Friday, April 28, 2006

I completely enjoyed the movie Drumline that came out a few years ago. It used a college show-style marching band for the underdog/fish-out-of-water-turned-hero metaphor that we love so much. In one scene, the band was on the football field at halftime for its performance. Devin, the film's fish out of water, swaggered and bragged his way into an unplanned drumline solo, and the crowd went wild, loving it. But afterwards, the band director angrily confronts Devin and Sean (who was originally supposed to perform the solo) and asks: "What was that? What did we rehearse? Why do we rehearse?"

I could see the kids' points: Hey, it worked out. The crowd loved it. What's the problem?

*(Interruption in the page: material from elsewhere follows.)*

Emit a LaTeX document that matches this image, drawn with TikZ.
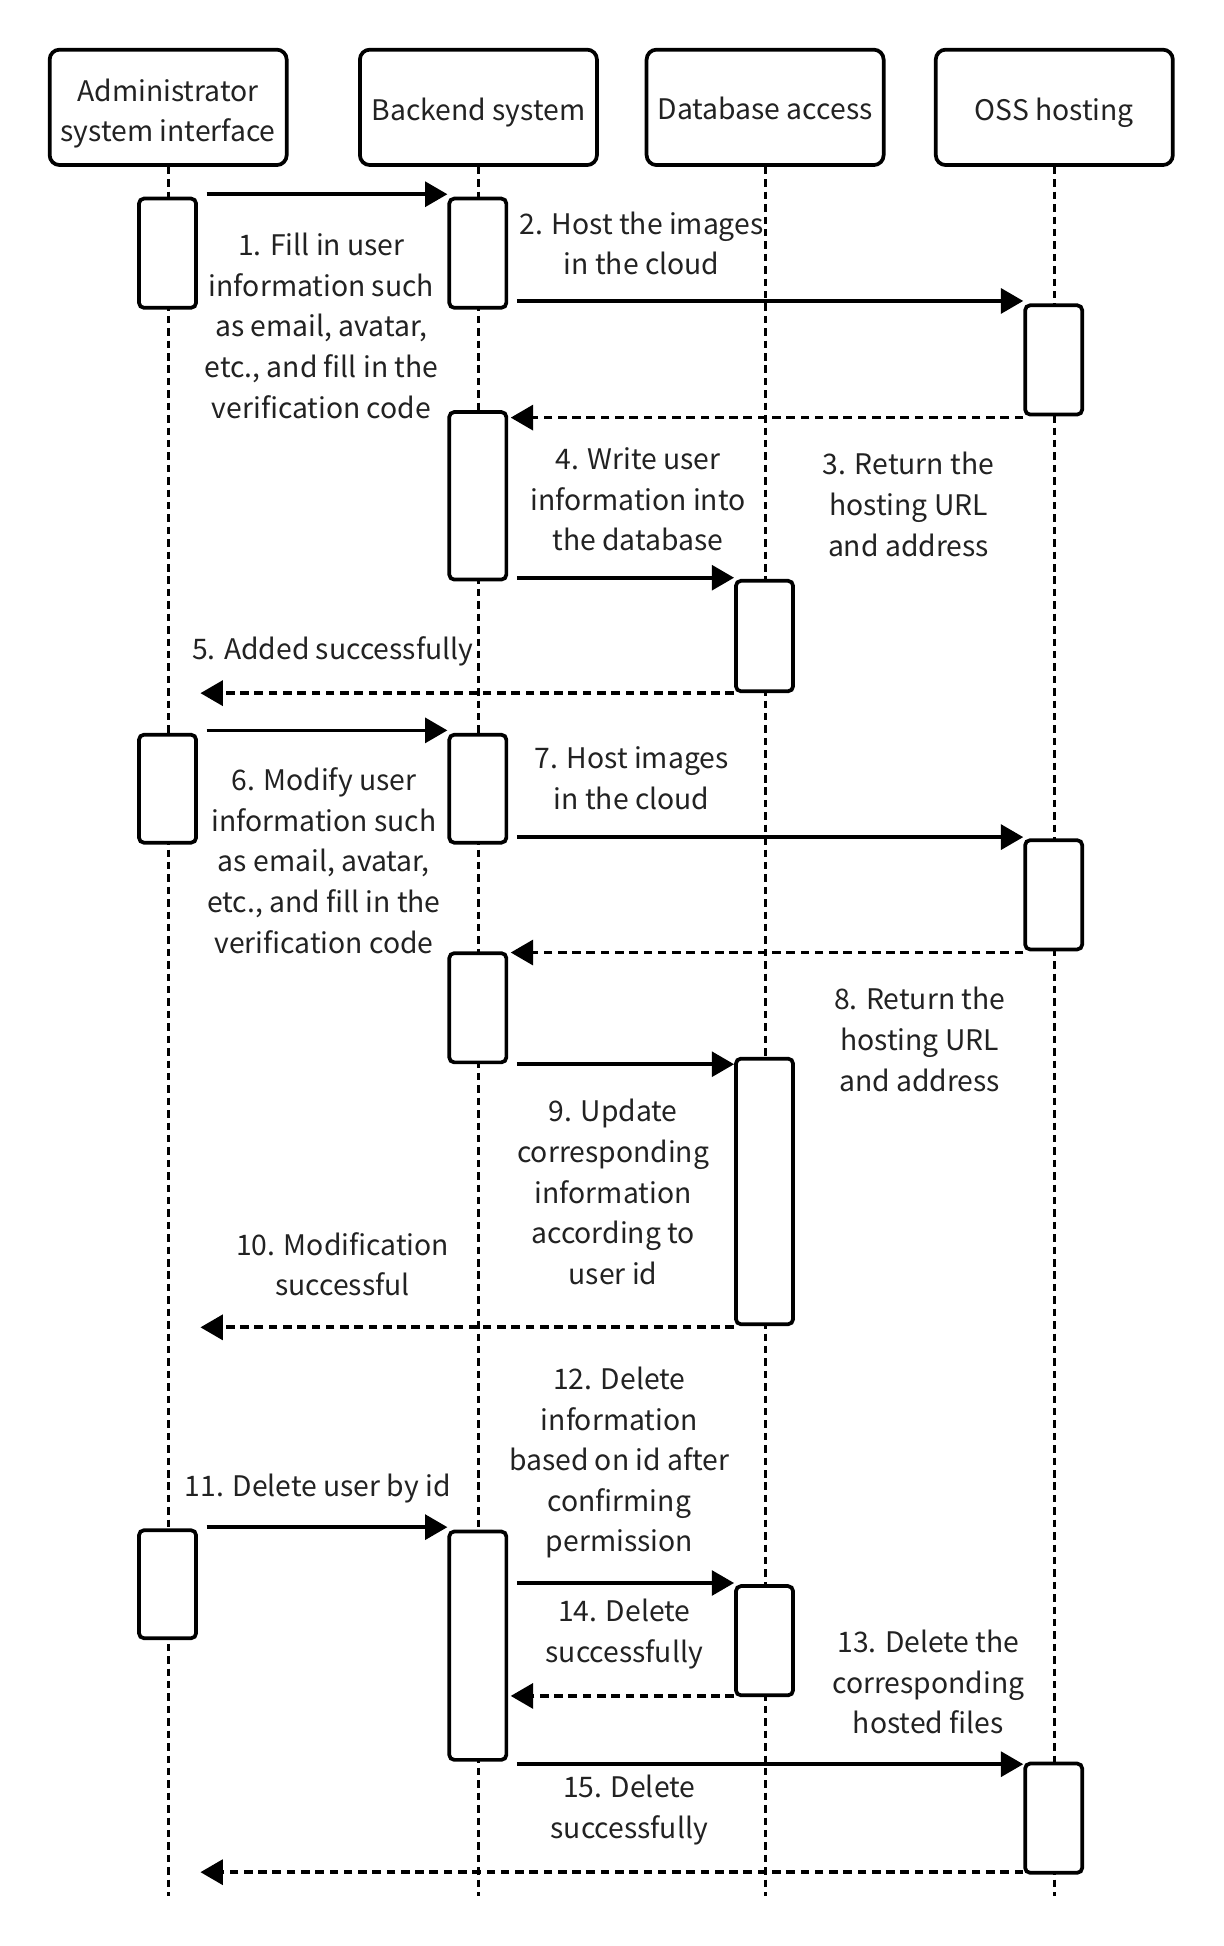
\documentclass[tikz,border=0pt]{standalone}
\usepackage{fontspec}
\setmainfont{Noto Sans CJK SC}
\usetikzlibrary{arrows.meta,calc}
\definecolor{txt}{RGB}{34,34,34}
\begin{document}
\begin{tikzpicture}[x=1pt,y=-1pt,
  hdr/.style={draw, line width=3pt, rounded corners=8pt, minimum width=191pt, minimum height=93pt, inner sep=0pt},
  hdrtxt/.style={align=center, inner sep=0pt, text=txt, font=\fontsize{22.8}{32.7}\selectfont},
  act/.style={draw, fill=white, line width=3pt, rounded corners=4pt, minimum width=46pt, inner sep=0pt},
  life/.style={line width=2.6pt, dash pattern=on 6pt off 4pt},
  msg/.style={line width=3pt, -{Triangle[length=18pt,width=20pt]}},
  ret/.style={msg, dash pattern=on 7pt off 4.5pt},
  lbl/.style={align=center, inner sep=0pt, text=txt, font=\fontsize{22.8}{32.7}\selectfont}
]
\useasboundingbox (0,0) rectangle (986,1568);
\fill[white] (0,0) rectangle (986,1568);

% headers
\node[hdr] (h1) at (135.5,86.5) {};
\node[hdr] (h2) at (385.5,86.5) {};
\node[hdr] (h3) at (616.5,86.5) {};
\node[hdr] (h4) at (849.5,86.5) {};
\node[hdrtxt] (t1) at ($(h1.center)+(0,5)$) {Administrator\\system interface};
\node[hdrtxt] (t2) at ($(h2.center)+(0,4)$) {Backend system};
\node[hdrtxt] (t3) at ($(h3.center)+(0,1)$) {Database access};
\node[hdrtxt] (t4) at ($(h4.center)+(0,4)$) {OSS hosting};

% lifelines
\coordinate (end) at (0,1528);
\draw[life] (h1.south) -- (h1.south |- end);
\draw[life] (h2.south) -- (h2.south |- end);
\draw[life] (h3.south) -- (h3.south |- end);
\draw[life] (h4.south) -- (h4.south |- end);

% activations
\node[act, minimum height=88pt] (a1) at (135,204) {};
\node[act, minimum height=88pt] (b1) at (385,204) {};
\node[act, minimum height=88pt] (d1) at (849,290) {};
\node[act, minimum height=135pt] (b2) at (385,399.5) {};
\node[act, minimum height=89pt] (c1) at (616,512.5) {};
\node[act, minimum height=87pt] (a2) at (135,635.5) {};
\node[act, minimum height=87pt] (b3) at (385,635.5) {};
\node[act, minimum height=88pt] (d2) at (849,721) {};
\node[act, minimum height=88pt] (b4) at (385,812) {};
\node[act, minimum height=214pt] (c2) at (616,960) {};
\node[act, minimum height=87pt] (a3) at (135,1276.5) {};
\node[act, minimum height=184pt] (b5) at (385,1326) {};
\node[act, minimum height=88pt] (c3) at (616,1322) {};
\node[act, minimum height=88pt] (d3) at (849,1465) {};

% messages
\draw[msg] ($(a1.north east)+(7,-2)$) -- ($(b1.north west)+(0,-2)$);
\draw[msg] ($(b1.east |- d1.north)+(7,-2)$) -- ($(d1.north west)+(0,-2)$);
\draw[ret] ($(d1.south west)+(0,1)$) -- ($(b2.east |- d1.south)+(2,1)$);
\draw[msg] ($(b2.east |- c1.north)+(7,-1)$) -- ($(c1.north west)+(0,-1)$);
\draw[ret] ($(c1.south west)+(0,0)$) -- ($(a1.east |- c1.south)+(2,0)$);
\draw[msg] ($(a2.north east)+(7,-2)$) -- ($(b3.north west)+(0,-2)$);
\draw[msg] ($(b3.east |- d2.north)+(7,-1)$) -- ($(d2.north west)+(0,-1)$);
\draw[ret] ($(d2.south west)+(0,1)$) -- ($(b4.east |- d2.south)+(2,1)$);
\draw[msg] ($(b4.south east)+(7,0)$) -- (c2.west |- b4.south);
\draw[ret] ($(c2.south west)+(0,1)$) -- ($(a2.east |- c2.south)+(2,1)$);
\draw[msg] ($(a3.north east)+(7,-1)$) -- ($(b5.north west)+(0,-2)$);
\draw[msg] ($(b5.east |- c3.north)+(7,-1)$) -- ($(c3.north west)+(0,-1)$);
\draw[ret] ($(c3.south west)+(0,-1)$) -- ($(b5.east |- c3.south)+(2,-1)$);
\draw[msg] ($(b5.south east)+(7,2)$) -- ($(d3.west |- b5.south)+(0,2)$);
\draw[ret] ($(d3.south west)+(0,-2)$) -- ($(a3.east |- d3.south)+(2,-2)$);

% labels
\node[lbl] (l1) at (259,262.5) {1. Fill in user\\information such\\as email, avatar,\\etc., and fill in the\\verification code};
\node[lbl] (l2) at (517,196) {2. Host the images\\in the cloud};
\node[lbl] (l3) at (732,406.5) {3. Return the\\hosting URL\\and address};
\node[lbl] (l4) at (514,402.5) {4. Write user\\information into\\the database};
\node[lbl] (l5) at (268,525) {5. Added successfully};
\node[lbl] (l6) at (261,693.5) {6. Modify user\\information such\\as email, avatar,\\etc., and fill in the\\verification code};
\node[lbl] (l7) at (509,627) {7. Host images\\in the cloud};
\node[lbl] (l8) at (741,837.5) {8. Return the\\hosting URL\\and address};
\node[lbl] (l9) at (494,960.5) {9. Update\\corresponding\\information\\according to\\user id};
\node[lbl] (l10) at (276,1018.5) {10. Modification\\successful};
\node[lbl] (l11) at (256,1199.5) {11. Delete user by id};
\node[lbl] (l12) at (499,1178.5) {12. Delete\\information\\based on id after\\confirming\\permission};
\node[lbl] (l13) at (748,1355.5) {13. Delete the\\corresponding\\hosted files};
\node[lbl] (l14) at (503,1316.5) {14. Delete\\successfully};
\node[lbl] (l15) at (507,1458.5) {15. Delete\\successfully};
\end{tikzpicture}
\end{document}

But I could also see Orlando Jones' point: What's the point of rehearsing and planning if you're just gonna do whatever you decide to do while you're out there fucking up my shit?

Discipline. That was the teaching moment in that scene.

Which brings me to my next question. Why do I plan and outline these characters when, once they hit paper, they start doing their own thing? Orlando Jones: "What was that? What did we outline? Why do we have color-coded notecards?"

They are not out of control. I still know who they are and where they are trying to go. But the backstories keep changing for feasibility reasons.

Stillwater can't be around sixteen unless the cool cat place is located in a place where 16-year-olds don't need legal guardians. Did he get himself legally emancipated? If not, why hasn't the state become interested in his movements and his work status?

Parker can't be in her thirties because, originally, she came to meet Stillwater after being forced to leave her aunt and uncle's house. Why is this 30-something woman still living at home? I'd have to give her some sort of financial crisis or mental illness or other impediment/impairment and I don't want to do that.

But I may have to, now that I think about it. Without going all melodramatic this morning, don't we all own some sort of impediment or impairment? I've got several of them on this day alone. If I keep fluctuating their ages or their histories just to make the story easier to swallow, I'll end up with a very boring 27.5 pages.

Back to work. Well, back to my notes, anyway. Thanks for listening.